Sumber: Al Jazeera | Editor: Handoyo
KONTAN.CO.ID - JAKARTA. Sebuah studi terbaru dari World Weather Attribution dan lembaga riset iklim asal Amerika Serikat, Climate Central, mengungkap peningkatan jumlah hari dengan suhu ekstrem berbahaya atau “superhot days” akibat perubahan iklim.
Hari “superhot” didefinisikan sebagai hari dengan suhu yang lebih panas dibandingkan 90 persen hari serupa pada periode 1991–2020. Laporan ini, yang dirilis Kamis (16/10), belum melalui proses peer review namun menggunakan metode atribusi iklim yang telah diakui secara ilmiah.
Dampak Kesepakatan Paris terhadap Pemanasan Global
Studi tersebut menyoroti peran penting Perjanjian Paris 2015 dalam menahan laju pemanasan global. Sebelum kesepakatan itu, dunia diproyeksikan menuju skenario bencana dengan kenaikan suhu hingga 4°C pada akhir abad ini — yang akan menambah rata-rata 114 hari superpanas per tahun.
Baca Juga: Cuaca Panas Ekstrem Landa Indonesia, Polytron Genjot Penjualan AC Jelang Akhir Tahun
Kini, dengan komitmen penurunan emisi yang sudah diterapkan, dunia berada di jalur menuju kenaikan 2,6°C. Dalam skenario ini, Bumi diperkirakan akan mengalami tambahan 57 hari superpanas setiap tahun hingga 2100, atau setara hampir dua bulan suhu ekstrem — setengah dari skenario terburuk sebelum 2015.
Sejak perjanjian Paris diberlakukan, jumlah hari superpanas sudah meningkat rata-rata 11 hari per tahun di seluruh dunia.

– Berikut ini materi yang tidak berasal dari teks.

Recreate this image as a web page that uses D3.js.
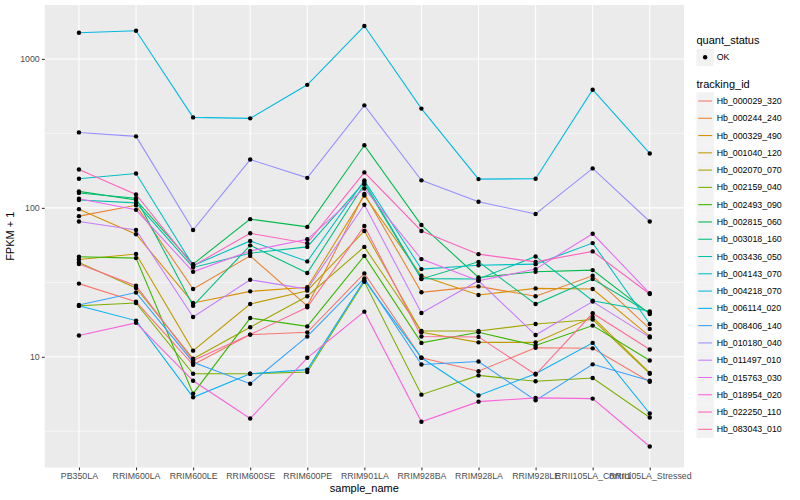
<!DOCTYPE html>
<html>
<head>
<meta charset="utf-8">
<script src="https://cdn.jsdelivr.net/npm/d3@7"></script>
<style>
  body { margin: 0; background: #fff; }
  svg { display: block; font-family: "Liberation Sans", Arial, sans-serif; }
</style>
</head>
<body>
<svg width="800" height="500"></svg>
<script>
// x categories
const samples = ["PB350LA", "RRIM600LA", "RRIM600LE", "RRIM600SE", "RRIM600PE", "RRIM901LA",
  "RRIM928BA", "RRIM928LA", "RRIM928LE", "RRII105LA_Control", "RRII105LA_Stressed"];

const trackingIds = ["Hb_000029_320", "Hb_000244_240", "Hb_000329_490", "Hb_001040_120", "Hb_002070_070",
  "Hb_002159_040", "Hb_002493_090", "Hb_002815_060", "Hb_003018_160", "Hb_003436_050",
  "Hb_004143_070", "Hb_004218_070", "Hb_006114_020", "Hb_008406_140", "Hb_010180_040",
  "Hb_011497_010", "Hb_015763_030", "Hb_018954_020", "Hb_022250_110", "Hb_083043_010"];

const colors = ["#F8766D", "#EA8331", "#D89000", "#C09B00", "#A3A500", "#7CAE00", "#39B600", "#00BB4E",
  "#00BF7D", "#00C1A3", "#00BFC4", "#00BAE0", "#00B0F6", "#35A2FF", "#9590FF", "#C77CFF",
  "#E76BF3", "#FA62DB", "#FF62BC", "#FF6C91"];

// FPKM + 1, one row per tracking id, in sample order
const fpkm = [
  [31, 23.4, 8.84, 14.1, 14.6, 36.3, 9.85, 8.0, 11.5, 11.4, 6.8],
  [88, 104, 28.5, 47.6, 22, 124, 27.1, 29.7, 25.5, 35, 15.4],
  [98, 66.5, 23, 27.5, 29.3, 121, 35, 26, 28.8, 28.5, 13.7],
  [45, 49, 11, 22.6, 27.8, 70, 14.6, 12.5, 12.5, 18.5, 7.8],
  [43, 29, 9.7, 15.8, 25.5, 54.7, 14.9, 14.9, 16.6, 17.8, 7.7],
  [22, 23, 7.7, 7.7, 7.9, 31.9, 5.57, 7.5, 6.85, 7.2, 3.91],
  [47, 46, 5.66, 18.2, 16, 47.6, 12.4, 14.6, 11.9, 16.2, 9.44],
  [129, 113, 41.9, 84, 74.5, 263, 76.7, 34.1, 37.2, 38.2, 19.4],
  [126, 116, 22, 56, 36.5, 144, 33.3, 43.4, 22.6, 33.3, 19.7],
  [113, 108, 39.8, 49.6, 54.7, 149, 33.5, 33.3, 47.2, 23.8, 20.2],
  [157, 170, 41, 60, 43.7, 153, 38.8, 41.2, 41.9, 58, 16.6],
  [1500, 1546, 405, 399, 670, 1663, 464, 156, 157, 621, 232],
  [22, 17.5, 5.35, 7.7, 8.2, 32.7, 9.85, 5.5, 7.7, 12.4, 4.16],
  [22.3, 27, 9.2, 6.6, 13.7, 33.6, 8.88, 9.3, 5.1, 8.9, 6.9],
  [321, 302, 71, 211, 159, 488, 153, 110, 91, 184, 81],
  [81, 71, 18.5, 32.9, 28.5, 105, 19.7, 32.4, 14, 23.5, 13.5],
  [115, 97, 37.2, 51.4, 61.5, 135, 45.3, 32.4, 38.8, 67, 26.7],
  [13.9, 16.9, 6.9, 3.85, 9.85, 20.1, 3.66, 5.0, 5.3, 5.24, 2.5],
  [181, 123, 40.8, 67.5, 57.9, 173, 70, 48.9, 43.4, 51, 26.4],
  [42, 30, 9.45, 14.1, 21.5, 75.5, 13.7, 13.6, 7.6, 19.6, 11.2]
];

const yTicks = [10, 100, 1000];
const yMinor = [Math.pow(10, 0.5), Math.pow(10, 1.5), Math.pow(10, 2.5)];

const svg = d3.select("svg");
const panel = { left: 44.7, right: 684, top: 5, bottom: 467.5 };

// scales (ggplot-like expansion)
const x = d3.scalePoint().domain(samples).range([panel.left, panel.right]).padding(0.6);
const allVals = fpkm.flat();
const lo = Math.log10(d3.min(allVals)), hi = Math.log10(d3.max(allVals));
const pad = (hi - lo) * 0.05;
const y = d3.scaleLog().domain([Math.pow(10, lo - pad), Math.pow(10, hi + pad)])
  .range([panel.bottom, panel.top]);

// panel background and grid
svg.append("rect")
  .attr("x", panel.left).attr("y", panel.top)
  .attr("width", panel.right - panel.left).attr("height", panel.bottom - panel.top)
  .attr("fill", "#EBEBEB");

const grid = svg.append("g").attr("stroke", "#fff").attr("fill", "none");
grid.selectAll(".minor").data(yMinor).join("line")
  .attr("x1", panel.left).attr("x2", panel.right)
  .attr("y1", d => y(d)).attr("y2", d => y(d))
  .attr("stroke-width", 0.53);
grid.selectAll(".majy").data(yTicks).join("line")
  .attr("x1", panel.left).attr("x2", panel.right)
  .attr("y1", d => y(d)).attr("y2", d => y(d))
  .attr("stroke-width", 1.07);
grid.selectAll(".majx").data(samples).join("line")
  .attr("x1", d => x(d)).attr("x2", d => x(d))
  .attr("y1", panel.top).attr("y2", panel.bottom)
  .attr("stroke-width", 1.07);

// lines
const line = d3.line()
  .x((d, i) => x(samples[i]))
  .y(d => y(d));

svg.append("g").selectAll("path").data(fpkm).join("path")
  .attr("d", line)
  .attr("fill", "none")
  .attr("stroke", (d, i) => colors[i])
  .attr("stroke-width", 1.07);

// points
const pts = [];
fpkm.forEach(row => row.forEach((v, i) => pts.push({ s: samples[i], v })));
svg.append("g").selectAll("circle").data(pts).join("circle")
  .attr("cx", d => x(d.s)).attr("cy", d => y(d.v))
  .attr("r", 2.2).attr("fill", "#000");

// axes
const yAxis = svg.append("g").attr("transform", `translate(${panel.left},0)`)
  .call(d3.axisLeft(y).tickValues(yTicks).tickFormat(d3.format("d")).tickSize(2.75).tickPadding(2.2));
const xAxis = svg.append("g").attr("transform", `translate(0,${panel.bottom})`)
  .call(d3.axisBottom(x).tickSize(2.75).tickPadding(2.2));
[yAxis, xAxis].forEach(a => {
  a.select(".domain").remove();
  a.selectAll(".tick line").attr("stroke", "#333333").attr("stroke-width", 1.07);
  a.selectAll(".tick text").attr("fill", "#4D4D4D").attr("font-size", 8.8)
    .attr("font-family", "Liberation Sans, Arial, sans-serif");
});

// axis titles
svg.append("text")
  .attr("x", (panel.left + panel.right) / 2).attr("y", 492)
  .attr("text-anchor", "middle").attr("font-size", 11).text("sample_name");
svg.append("text")
  .attr("transform", `translate(14,${(panel.top + panel.bottom) / 2}) rotate(-90)`)
  .attr("text-anchor", "middle").attr("font-size", 11).text("FPKM + 1");

// legends
const lg = svg.append("g");
const keyX = 696.5, keySize = 17.28, textX = 716.7;

lg.append("text").attr("x", keyX).attr("y", 44).attr("font-size", 11).text("quant_status");
lg.append("rect").attr("x", keyX).attr("y", 57.3 - keySize / 2)
  .attr("width", keySize).attr("height", keySize).attr("fill", "#F2F2F2");
lg.append("circle").attr("cx", keyX + keySize / 2).attr("cy", 57.3).attr("r", 2.2).attr("fill", "#000");
lg.append("text").attr("x", textX).attr("y", 57.3).attr("dy", "0.35em")
  .attr("font-size", 8.8).text("OK");

lg.append("text").attr("x", keyX).attr("y", 88).attr("font-size", 11).text("tracking_id");
const keys = lg.selectAll(".key").data(trackingIds).join("g")
  .attr("transform", (d, i) => `translate(0,${101 + i * keySize})`);
keys.append("rect").attr("x", keyX).attr("y", -keySize / 2)
  .attr("width", keySize).attr("height", keySize).attr("fill", "#F2F2F2");
keys.append("line").attr("x1", keyX + 1.7).attr("x2", keyX + keySize - 1.7)
  .attr("stroke", (d, i) => colors[i]).attr("stroke-width", 1.07);
keys.append("text").attr("x", textX).attr("dy", "0.35em")
  .attr("font-size", 8.8).text(d => d);
</script>
</body>
</html>
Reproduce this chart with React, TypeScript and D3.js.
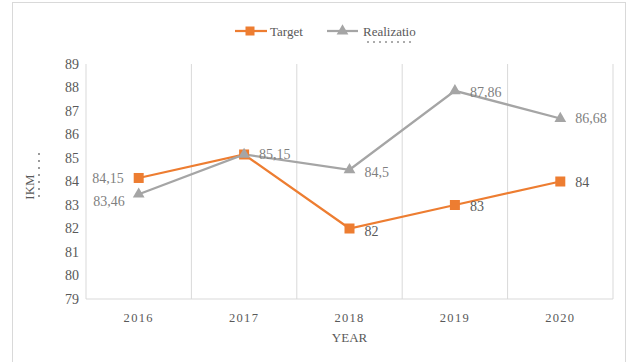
import React from "react";
import * as d3 from "d3";

const years = ["2016", "2017", "2018", "2019", "2020"];
const target = [84.15, 85.15, 82, 83, 84];
const realization = [83.46, 85.15, 84.5, 87.86, 86.68];
const targetLabels = ["84,15", "", "82", "83", "84"];
const realLabels = ["83,46", "85,15", "84,5", "87,86", "86,68"];
const yTicks = [79, 80, 81, 82, 83, 84, 85, 86, 87, 88, 89];

const W = 629, H = 362;
const M = { left: 86, right: 16, top: 64, bottom: 63 };
const ORANGE = "#ED7D31";
const GRAY = "#A5A5A5";
const TEXT = "#595959";
const FONT = "Liberation Serif, Times New Roman, DejaVu Serif, serif";

export default function App() {
  const x = d3.scaleBand().domain(years).range([M.left, W - M.right]).padding(0);
  const y = d3.scaleLinear().domain([79, 89]).range([H - M.bottom, M.top]);
  const cx = (d: string) => (x(d) as number) + x.bandwidth() / 2;
  const line = d3.line<number>().x((_, i) => cx(years[i])).y((v) => y(v));
  const tri = d3.symbol().type(d3.symbolTriangle).size(60)();
  const boundaries = years.map((d) => x(d) as number).concat([W - M.right]);
  const tDy = [0, 0, 3, 1, 1];
  const rDy = [7, 0, 2, 1, 0];

  return (
    <svg width={W} height={H} style={{ position: "absolute", left: 0, top: 0, fontFamily: FONT }}>
      <rect x={0} y={0} width={W} height={H} fill="#fff" />
      <rect x={12.5} y={2.5} width={613} height={370} fill="none" stroke="#d9d9d9" />
      {/* gridlines */}
      {boundaries.map((b, i) => (
        <line key={i} x1={b} x2={b} y1={y(89)} y2={y(79)} stroke="#d9d9d9" strokeWidth={1} />
      ))}
      <line x1={M.left} x2={W - M.right} y1={y(79)} y2={y(79)} stroke="#d9d9d9" />
      {/* y ticks */}
      {yTicks.map((t) => (
        <text key={t} x={79} y={y(t)} dy="0.35em" textAnchor="end" fontSize={14} fill={TEXT}>{t}</text>
      ))}
      {/* x ticks */}
      {years.map((d) => (
        <text key={d} x={cx(d)} y={322} textAnchor="middle" fontSize={12.5} letterSpacing={1.3} fill={TEXT}>{d}</text>
      ))}
      <text x={cx("2018")} y={342} textAnchor="middle" fontSize={13} fill={TEXT}>YEAR</text>
      <text transform={`translate(34,187) rotate(-90)`} textAnchor="middle" fontSize={13} fill={TEXT}>IKM</text>
      <line x1={39} x2={39} y1={153} y2={197} stroke={TEXT} strokeDasharray="2,5" strokeWidth={1.2} />
      {/* lines */}
      <path d={line(target) || ""} fill="none" stroke={ORANGE} strokeWidth={2.25} />
      <path d={line(realization) || ""} fill="none" stroke={GRAY} strokeWidth={2.25} />
      {target.map((v, i) => (
        <rect key={i} x={cx(years[i]) - 5} y={y(v) - 5} width={10} height={10} fill={ORANGE} />
      ))}
      {realization.map((v, i) => (
        <path key={i} d={tri || ""} transform={`translate(${cx(years[i])},${y(v)})`} fill={GRAY} />
      ))}
      {/* data labels */}
      {target.map((v, i) =>
        targetLabels[i] ? (
          <text key={i} x={i === 0 ? cx(years[i]) - 15 : cx(years[i]) + 15} y={y(v) + tDy[i]} dy="0.35em"
            textAnchor={i === 0 ? "end" : "start"} fontSize={14} fill={i === 0 ? "#7f7f7f" : TEXT}>{targetLabels[i]}</text>
        ) : null
      )}
      {realization.map((v, i) => (
        <text key={i} x={i === 0 ? cx(years[i]) - 14 : cx(years[i]) + 15}
          y={y(v) + rDy[i]} dy="0.35em"
          textAnchor={i === 0 ? "end" : "start"} fontSize={14} fill="#7f7f7f">{realLabels[i]}</text>
      ))}
      {/* legend */}
      <line x1={235} x2={267} y1={31} y2={31} stroke={ORANGE} strokeWidth={2.25} />
      <rect x={245.5} y={26.5} width={9} height={9} fill={ORANGE} />
      <text x={270} y={31} dy="0.35em" fontSize={13} fill={TEXT}>Target</text>
      <line x1={327} x2={358} y1={31} y2={31} stroke={GRAY} strokeWidth={2.25} />
      <path d={tri || ""} transform="translate(342.5,31)" fill={GRAY} />
      <text x={363} y={31} dy="0.35em" fontSize={13} fill={TEXT}>Realizatio</text>
      <line x1={367} x2={411} y1={42} y2={42} stroke={TEXT} strokeDasharray="2,4" strokeWidth={1} />
    </svg>
  );
}
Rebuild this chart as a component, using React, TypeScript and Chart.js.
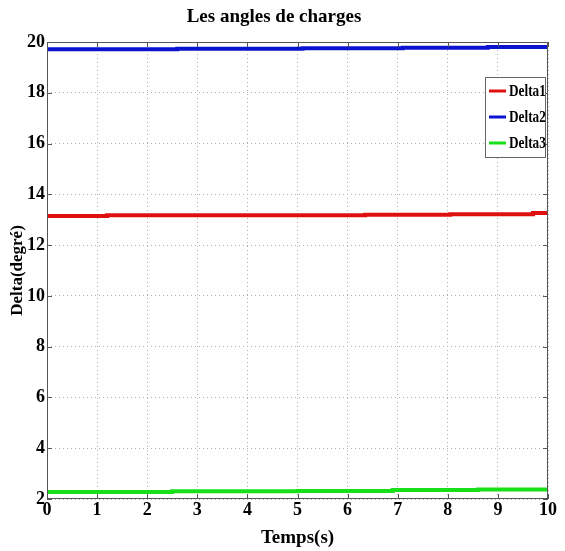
import React, { useEffect, useRef } from "react";
import { Chart, registerables } from "chart.js";

Chart.register(...registerables);

const chartTitle = "Les angles de charges";
const xTitle = "Temps(s)";
const yTitle = "Delta(degré)";
const yTicks = [2, 4, 6, 8, 10, 12, 14, 16, 18, 20];

const delta1Time = [0, 1.2, 6.35, 8.05, 9.7, 10];
const delta1Values = [13.15, 13.18, 13.2, 13.22, 13.26, 13.26];
const delta2Time = [0, 2.6, 5.1, 7.1, 8.8, 10];
const delta2Values = [19.71, 19.73, 19.75, 19.77, 19.8, 19.8];
const delta3Time = [0, 2.5, 5.0, 6.9, 8.6, 10];
const delta3Values = [2.28, 2.31, 2.32, 2.35, 2.37, 2.37];

const seriesNames = ["Delta1", "Delta2", "Delta3"];
const seriesColors = ["#e01010", "#0a14d0", "#18e018"];

const FONT = "'Liberation Serif', 'Times New Roman', serif";

const frame = {
  id: "frame",
  afterDraw(chart: any) {
    const { ctx, chartArea } = chart;
    const { left, right, top, bottom } = chartArea;
    ctx.save();
    ctx.strokeStyle = "#555";
    ctx.lineWidth = 1;
    ctx.strokeRect(left + 0.5, top + 0.5, right - left - 1, bottom - top - 1);
    const xs = chart.scales.x;
    const ys = chart.scales.y;
    ctx.beginPath();
    for (let t = 0; t <= 10; t++) {
      const px = Math.round(xs.getPixelForValue(t)) + 0.5;
      ctx.moveTo(px, bottom);
      ctx.lineTo(px, bottom - 5);
      ctx.moveTo(px, top);
      ctx.lineTo(px, top + 5);
    }
    for (const v of yTicks) {
      const py = Math.round(ys.getPixelForValue(v)) + 0.5;
      ctx.moveTo(left, py);
      ctx.lineTo(left + 5, py);
      ctx.moveTo(right, py);
      ctx.lineTo(right - 5, py);
    }
    ctx.stroke();

    // legend box
    const bx = 485, by = 77, bw = 60, bh = 80;
    ctx.fillStyle = "#fff";
    ctx.fillRect(bx, by, bw, bh);
    ctx.strokeStyle = "#666";
    ctx.strokeRect(bx + 0.5, by + 0.5, bw, bh);
    const ds = chart.data.datasets;
    ctx.font = `bold 17px ${FONT}`;
    ctx.textBaseline = "middle";
    ctx.textAlign = "left";
    ds.forEach((d: any, i: number) => {
      const y = by + 14 + i * 26;
      ctx.strokeStyle = d.borderColor;
      ctx.lineWidth = 3;
      ctx.beginPath();
      ctx.moveTo(bx + 4, y);
      ctx.lineTo(bx + 21, y);
      ctx.stroke();
      ctx.fillStyle = "#000";
      ctx.save();
      ctx.translate(bx + 24, y + 1);
      ctx.scale(0.78, 1);
      ctx.fillText(d.label, 0, 0);
      ctx.restore();
    });
    ctx.restore();
  },
};

export default function App() {
  const ref = useRef<HTMLCanvasElement>(null);
  useEffect(() => {
    document.body.style.margin = "0";
    const toPts = (t: number[], v: number[]) => t.map((x, i) => ({ x, y: v[i] }));
    const chart = new Chart(ref.current!, {
      type: "line",
      data: {
        datasets: [
          { label: seriesNames[0], data: toPts(delta1Time, delta1Values), borderColor: seriesColors[0], backgroundColor: seriesColors[0], borderWidth: 4, pointRadius: 0, stepped: true },
          { label: seriesNames[1], data: toPts(delta2Time, delta2Values), borderColor: seriesColors[1], backgroundColor: seriesColors[1], borderWidth: 4, pointRadius: 0, stepped: true },
          { label: seriesNames[2], data: toPts(delta3Time, delta3Values), borderColor: seriesColors[2], backgroundColor: seriesColors[2], borderWidth: 4, pointRadius: 0, stepped: true },
        ],
      },
      options: {
        animation: false,
        responsive: false,
        devicePixelRatio: 1,
        layout: { padding: { left: 0, right: 17, top: 0, bottom: 0 } },
        plugins: {
          legend: { display: false },
          tooltip: { enabled: false },
          title: {
            display: true,
            text: chartTitle,
            color: "#000",
            font: { family: FONT, size: 19, weight: "bold" },
            padding: { top: 6, bottom: 13.2 },
          },
        },
        scales: {
          x: {
            type: "linear",
            min: 0,
            max: 10,
            afterFit: (s: any) => { s.height = 52; },
            ticks: { stepSize: 1, color: "#000", padding: 1, font: { family: FONT, size: 18, weight: "bold" } },
            grid: { color: "#b0b0b0", drawTicks: false },
            border: { display: false, dash: [1, 3] },
            title: { display: true, text: xTitle, color: "#000", font: { family: FONT, size: 19, weight: "bold" }, padding: { top: 0, bottom: 2 } },
          },
          y: {
            min: 2,
            max: 20,
            afterFit: (s: any) => { s.width = 47; },
            afterBuildTicks: (s: any) => { s.ticks = yTicks.map((v) => ({ value: v })); },
            ticks: { color: "#000", padding: 2, font: { family: FONT, size: 18, weight: "bold" } },
            grid: { color: "#b0b0b0", drawTicks: false },
            border: { display: false, dash: [1, 3] },
            title: { display: true, text: yTitle, color: "#000", font: { family: FONT, size: 17, weight: "bold" }, padding: { top: 7, bottom: 0 } },
          },
        },
      },
      plugins: [frame],
    });
    return () => chart.destroy();
  }, []);
  return (
    <div style={{ width: 565, height: 551, background: "#fff" }}>
      <canvas ref={ref} width={565} height={551} />
    </div>
  );
}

Para Ahli: “Skenario Saat Ini Masih Bencana bagi Umat Manusia”
Direktur Potsdam Climate Institute, Johan Rockström, yang tidak terlibat dalam penelitian ini, memperingatkan agar dunia tidak merasa lega hanya karena tidak lagi berada di jalur pemanasan 4°C.
“Kenaikan 2,6 derajat saja sudah berarti masa depan yang bencana bagi miliaran manusia di Bumi,” ujarnya.
Studi tersebut tidak merinci berapa banyak populasi yang akan terdampak langsung oleh tambahan hari superpanas ini. Namun, Friederike Otto dari Imperial College London, salah satu penulis laporan, menegaskan bahwa jumlahnya bisa mencapai “puluhan ribu hingga jutaan orang”.
“Setiap tahun sudah ada ribuan orang meninggal akibat gelombang panas,” tambah Otto.
Ketimpangan Iklim: Negara Kecil Menanggung Beban Terbesar
Penelitian ini juga menyoroti ketidakadilan dampak perubahan iklim secara global. Negara-negara kecil dan bergantung pada lautan diproyeksikan menjadi korban utama, meskipun kontribusi mereka terhadap emisi karbon sangat kecil.
Baca Juga: BMKG Prediksi Suhu Panas hingga Awal November 2025: Tips & Info
Sepuluh negara yang akan mengalami peningkatan terbesar dalam jumlah hari panas berbahaya hampir semuanya adalah negara kepulauan kecil, seperti Panama, Kepulauan Solomon, dan Samoa.
-
Panama diperkirakan akan menghadapi tambahan 149 hari superpanas setiap tahun pada akhir abad ini.
-
Sepuluh negara ini secara kolektif hanya menghasilkan 1 persen emisi gas rumah kaca global.
Sebaliknya, tiga negara dengan emisi karbon tertinggi di dunia — Amerika Serikat, China, dan India — diproyeksikan hanya akan mengalami tambahan 23 hingga 30 hari superpanas per tahun. Padahal ketiganya menyumbang 42 persen dari total emisi karbon dioksida global.
Ketimpangan Iklim dan Risiko Geopolitik
Ahli iklim dari University of Victoria, Andrew Weaver, yang juga tidak terlibat dalam studi ini, menyebut fenomena tersebut sebagai bentuk nyata “ketimpangan panas global”.
“Kesenjangan ini menambah jurang antara negara kaya dan miskin, dan berpotensi menimbulkan ketidakstabilan geopolitik di masa depan,” kata Weaver.